Ernest Moniz earned bipartisan approval Thursday as the Senate voted 97-0 to confirm the nuclear physicist as the next secretary of the Department of Energy. The support for Ernest Moniz is in contrast to divided opinions over Gina McCarthy, President Obama's pick to head the EPA.
Manuel Balce Ceneta/AP/File
The US Senate unanimously confirmed Ernest Moniz as Energy secretary Thursday.
The bipartisan approval of the nuclear physicist comes in contrast to divided opinions over the fate of another key member of President Obama's second-term energy and environment team. Citing transparency concerns, Republican lawmakers have sought to stall the nomination of Gina McCarthy, Mr. Obama's pick to head the Environmental Protection Agency (EPA).
With a background in both government and science, Mr. Moniz is seen as a departure from his predecessor, Steven Chu.
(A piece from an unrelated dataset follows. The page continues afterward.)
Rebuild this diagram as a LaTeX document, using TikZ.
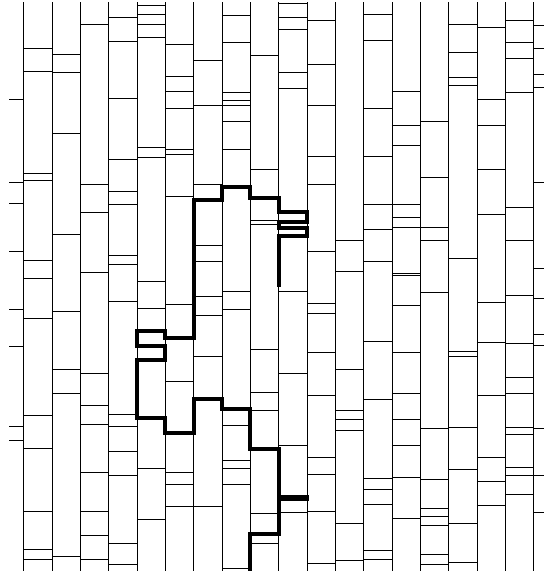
\documentclass[tikz,border=0pt]{standalone}
\begin{document}
\begin{tikzpicture}[x=1pt,y=-1pt,
  thin line/.style={line width=0.8pt,black},
  trace/.style={line width=4pt,black,line join=miter},
  stub/.style={line width=5.8pt,black}]
\useasboundingbox (0,0) rectangle (544,571);
\clip (0,0) rectangle (544,571);
% vertical lines
\foreach \k in {0,...,18} \draw[thin line] ({23.7+28.33*\k},2) -- ({23.7+28.33*\k},571);
% rungs: \g = index of left column; left and right stubs separately
\foreach \y in {99.3,182,203.3,251.7,309.7,346.3,426,440} \draw[thin line] (9,\y) -- (23.7,\y);
\foreach \y in {25.7,48.7,74.3,87,182,268.7,298.3,334,345,428.7,475.7,512.3} \draw[thin line] (533.7,\y) -- (544,\y);
\foreach \g/\ylist in {
 0/{48.7,71,173.3,180.3,260,278.3,318,415.7,448.7,511,549.3,559.3},
 1/{54,72.7,133.7,234,311.3,369.3,393.3,556},
 2/{24.3,184.7,212,272.3,373.3,405.7,424,472.7,511,535,559.3},
 3/{17,41.7,98.3,159.3,191,204.7,255.3,264.3,301.3,414.3,426,451.3,475.7,543.7,564.3},
 4/{5.7,14.7,24.3,37.3,147.7,157.7,281,308,468.3,519.3},
 5/{44,76.7,91,108,149.3,154.7,196,304,381.7,472.7,484,506.7},
 6/{60,105.3,184.7,245.7,261,296.7,315.3,356,506.7},
 7/{15.7,42.7,92.3,100.3,105.3,121,149.3,291,309.3,425.7,460,468.3,484,568.3},
 8/{55.7,169.3,220.3,224.7,349.3,392,410.3,513.7,543.3},
 9/{3.3,17,29,72.7,88.3,291,373.3,445.7,512.3},
 10/{20.3,64.3,105.3,156.3,184.7,251.3,303.7,313.7,352.3,395.7,457,474.3,511,563.3},
 11/{240,271,369.3,410.3,419,430,523.7,560.3},
 12/{14.7,40,108.3,156.3,204.7,229,261,341,399,478.3,489.7,504,550.7,559.3},
 13/{91,125.3,145.3,204.7,217.3,227.3,273.5,275,305.3,352.3,393.3,419,445.7,477,518},
 14/{121,177.7,227.3,240.3,292.7,428.7,479.7,508,516.7,525.3,554.7,564.3},
 15/{24.3,52.7,77,85.7,258.7,351,356,427.3,469.7,523.7,562},
 16/{27.3,99.3,125.3,169.3,214.3,302.7,342.3,395.7,457,481.3,505.3},
 17/{20.3,42.7,58.3,92.7,207,240,295.7,343.7,377.7,393.3,427.3,434.3,467,475.7,494}}
 {\foreach \y in \ylist \draw[thin line] ({23.7+28.33*\g},\y) -- ({23.7+28.33*(\g+1)},\y);}
% thick trace
\draw[trace] (250.3,576) -- (250.3,534.3) -- (278.7,534.3) -- (278.7,449.3) -- (250.3,449.3)
 -- (250.3,408.7) -- (222,408.7) -- (222,398.5) -- (193.7,398.5) -- (193.7,432.7)
 -- (165.4,432.7) -- (165.4,418) -- (137,418) -- (137,359.5) -- (165.4,359.5)
 -- (165.4,346) -- (137,346) -- (137,331.3) -- (165.4,331.3) -- (165.4,337.5)
 -- (193.7,337.5) -- (193.7,200) -- (222,200) -- (222,186.5) -- (250.3,186.5)
 -- (250.3,197.5) -- (278.7,197.5) -- (278.7,211.7) -- (307,211.7) -- (307,221.7)
 -- (278.7,221.7) -- (278.7,228) -- (307,228) -- (307,236) -- (278.7,236) -- (278.7,286.7);
\draw[stub] (278.7,498) -- (309,498);
\end{tikzpicture}
\end{document}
Moniz served as under secretary of the Department of Energy between 1997 and 2001. Prior to his nomination, he was the director of the Energy Initiative at the Massachusetts Institute of Technology in Cambridge, Mass. Moniz also served on President Obama’s Council of Advisors on Science and Technology.
In his confirmation hearing last month, Moniz stressed the importance of a diverse, balanced energy portfolio. He is expected to be the flag-bearer of President Obama's "all-of-the-above" energy policy, a strategy he openly embraces. Research and development should be "first and foremost," he said, in the Department's work towards a clean-energy future.
In the past, environmentalists have objected to Moniz's views on hydraulic fracturing and natural gas. He says natural gas will serve as a "bridge fuel" to a carbon-free economy. For some environmental groups, it means an unnecessary and continued reliance on fossil fuels.